Os mais aguardados eram os resultados preliminares do maior estudo realizado até o momento. Financiado pelo Instituto Nacional de Alergias e Doenças Infecciosas dos EUA (NIAID, na sigla em inglês), ele acompanhou 1.063 pacientes em 22 países. É dela que partem as mensagens esperançosas. A taxa de mortalidade no grupo que recebeu o remdesivir foi de 8%, só um pouco menor do que no grupo que recebeu placebo (11,6%). Já a diferença no tempo de recuperação dos pacientes foi bem expressiva: 31%. Pessoas que tomaram a droga tiveram alta em média quatro dias mais cedo, o que pode ser importantíssimo num cenário de falta de leitos.
Anthony Fauci, diretor do NIAID, ficou otimista: “O que este teste provou é que um medicamento pode bloquear o vírus”, disse ele, que ficou conhecido por se opor a Donald Trump. O médico afirmou que a situação o faz lembrar de quando saíram os primeiros resultados preliminares sobre o uso de terapia antirretroviral para HIV/Aids. Na época, houve apenas melhoras modestas, mas dela partiram pesquisas que levaram a terapias eficazes. De acordo com ele, o remdesivir pode se tornar um tratamento padrão para a covid-19; a FDA (agência reguladora de medicamentos dos EUA) deve autorizar seu uso emergencial.

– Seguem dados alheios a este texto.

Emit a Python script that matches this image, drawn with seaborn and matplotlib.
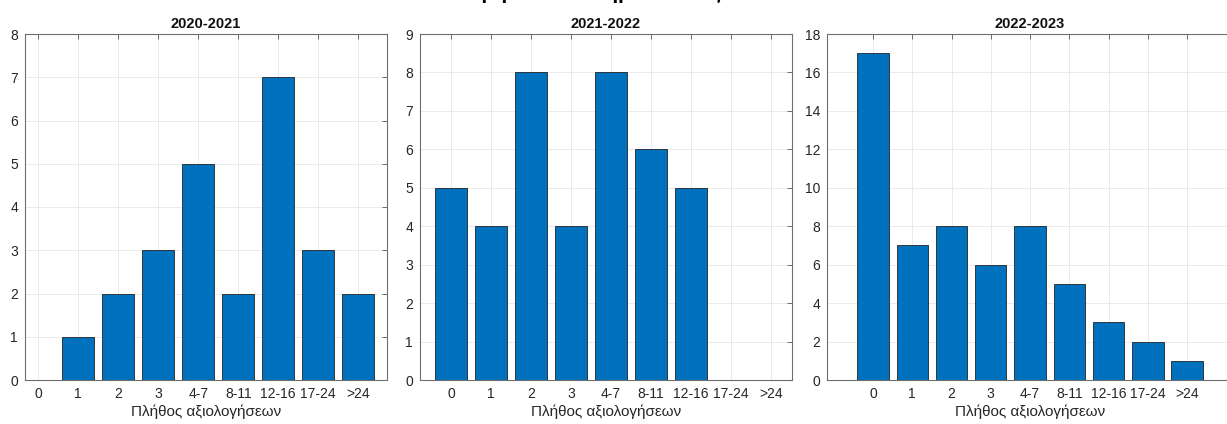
import numpy as np
import matplotlib
matplotlib.use('Agg')
import matplotlib.pyplot as plt
import seaborn as sns
import pandas as pd

# Values
categories = ['0', '1', '2', '3', '4-7', '8-11', '12-16', '17-24', '>24']
counts_2020_2021 = [0, 1, 2, 3, 5, 2, 7, 3, 2]
counts_2021_2022 = [5, 4, 8, 4, 8, 6, 5, 0, 0]
counts_2022_2023 = [17, 7, 8, 6, 8, 5, 3, 2, 1]
years = ['2020-2021', '2021-2022', '2022-2023']
y_top = [8, 9, 18]
y_step = [1, 1, 2]

sns.set_style("white")
plt.rcParams['font.family'] = ['Liberation Sans', 'DejaVu Sans']

fig = plt.figure(figsize=(12.27, 4.24), dpi=100)

# axes boxes in pixels (left, right), shared top/bottom
W, H = 1227, 424
boxes = [(25, 387), (420, 792), (827, 1250)]
xlims = [(-0.33, 8.72), (-0.78, 8.53), (-1.17, 9.6)]
label_x = [0.5, 0.5, 0.48]   # last panel runs past the right edge
top_px, bot_px = 34, 380

all_counts = [counts_2020_2021, counts_2021_2022, counts_2022_2023]

for i in range(3):
    l, r = boxes[i]
    ax = fig.add_axes([l / W, (H - bot_px) / H, (r - l) / W, (bot_px - top_px) / H])
    df = pd.DataFrame({'cat': categories, 'n': all_counts[i]})
    sns.barplot(data=df, x='cat', y='n', order=categories, color='#0072BD',
                saturation=1, edgecolor='#222222', linewidth=0.6, width=0.8, ax=ax)
    ax.set_xlim(*xlims[i])
    ax.set_ylim(0, y_top[i])
    ax.set_yticks(np.arange(0, y_top[i] + 1, y_step[i]))
    ax.set_axisbelow(True)
    ax.grid(True, axis='both', color='#e6e6e6', linewidth=0.6)
    ax.tick_params(direction='in', length=3.5, width=0.6, top=True, right=True,
                   labelsize=10, colors='#262626', pad=5)
    ax.tick_params(axis='both', color='#555555')
    for s in ax.spines.values():
        s.set_color('#6e6e6e')
        s.set_linewidth(0.8)
        s.set_visible(True)
    ax.set_title(years[i], fontsize=10.5, fontweight='bold', pad=4, color='#111111',
                 x=label_x[i])
    ax.set_xlabel('Πλήθος αξιολογήσεων', fontsize=11, color='#262626', labelpad=3)
    ax.xaxis.set_label_coords(label_x[i], -0.07)
    ax.set_ylabel('')

# suptitle cut off at the top of the picture, only the descenders show
fig.text(0.46, 1.003, 'Κατανομή ανά ακαδημαϊκό έτος', ha='center', va='baseline',
         fontsize=15, fontweight='bold', color='black')

fig.savefig('out.png', dpi=100)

Porém, ao mesmo tempo, um novo artigo publicado no Lancet analisa os efeitos do remédio em pacientes de Wuhan. Foi este o estudo que vazou na semana anterior, e ele mostra que, embora o uso do remédio seja seguro, não houve aceleração significativa da recuperação nem redução das mortes. Cerca de 14% das pessoas no grupo de tratamento com remdesivir morreram após 28 dias, em comparação com 13% no grupo que não recebeu o tratamento. Mas há uma diferença gigante de escala entre a pesquisa do NIAID e esta, que envolveu apenas 237 pacientes adultos em estado grave, e todos em Wuhan. Por outro lado, para este estudo já há o artigo completo, que passou por um mês de revisão antes de ser publicado. No caso do NIAID, a pesquisa ainda não foi revisada por pares e os resultados finais só devem ser conhecidos em maio.
Tem ainda o terceiro estudo, o único que não teve um grupo controle recebendo placebo. Veio da Gilead, farmacêutica que produz o remdesivir, e diz respeito à duração do tratamento; não foram encontradas diferenças relevantes ao administrá-lo por cinco ou dez dias.

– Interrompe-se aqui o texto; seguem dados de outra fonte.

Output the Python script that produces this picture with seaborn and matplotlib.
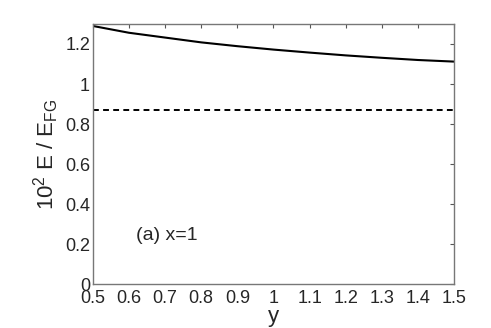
import seaborn as sns
import pandas as pd
import numpy as np
import matplotlib.pyplot as plt

y_vals = [0.5, 0.6, 0.7, 0.8, 0.9, 1.0, 1.1, 1.2, 1.3, 1.4, 1.5]
energy = [1.290, 1.256, 1.232, 1.208, 1.189, 1.172, 1.157, 1.143, 1.131, 1.120, 1.112]
fg_level = 0.868
xticks = [0.5, 0.6, 0.7, 0.8, 0.9, 1, 1.1, 1.2, 1.3, 1.4, 1.5]
yticks = [0, 0.2, 0.4, 0.6, 0.8, 1, 1.2]

sns.set_style("white")
plt.rcParams['font.family'] = ['Liberation Sans', 'DejaVu Sans']
plt.rcParams['mathtext.default'] = 'regular'

df = pd.DataFrame({'y': y_vals, 'E': energy})

fig = plt.figure(figsize=(4.91, 3.28), dpi=100)
ax = fig.add_axes([0.189, 0.133, 0.736, 0.794])
sns.lineplot(data=df, x='y', y='E', color='black', lw=1.5, ax=ax)
ax.axhline(fg_level, color='black', ls=(0, (3, 2.2)), lw=1.4)

ax.set_xlim(0.5, 1.5)
ax.set_ylim(0, 1.3)
ax.set_xticks(xticks)
ax.set_xticklabels([f'{t:g}' for t in xticks])
ax.set_yticks(yticks)
ax.set_yticklabels([f'{t:g}' for t in yticks])
ax.tick_params(direction='in', length=3, width=0.8, color='#555555',
               labelsize=13, top=True, right=True, pad=2)
ax.tick_params(axis='x', pad=4)
for s in ax.spines.values():
    s.set_color('#777777')
    s.set_linewidth(1)

ax.set_xlabel('y', fontsize=16, labelpad=-1)
ax.set_ylabel('10$^2$ E / E$_{FG}$', fontsize=16, labelpad=3)
ax.text(0.619, 0.245, '(a) x=1', fontsize=14, va='center', ha='left')

fig.savefig('out.png', dpi=100)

Representantes da OMS ainda não quiseram julgar nenhum dos resultados. “Normalmente, não há um estudo que venha a ser um divisor de águas. Depois de analisar todos os estudos e julgá-los coletivamente, podemos chegar a algum tipo de conclusão”, disse Maria Van Kerkhove, líder técnica da OMS para a crise da covid-19. O diretor-executivo de emergências em saúde da Organização, Mike Ryan, disse que ainda não havia lido o estudo completo mas “esperava fervorosamente” que algum dos remédios em fase de testes ajudasse a melhorar o estado clínico dos pacientes.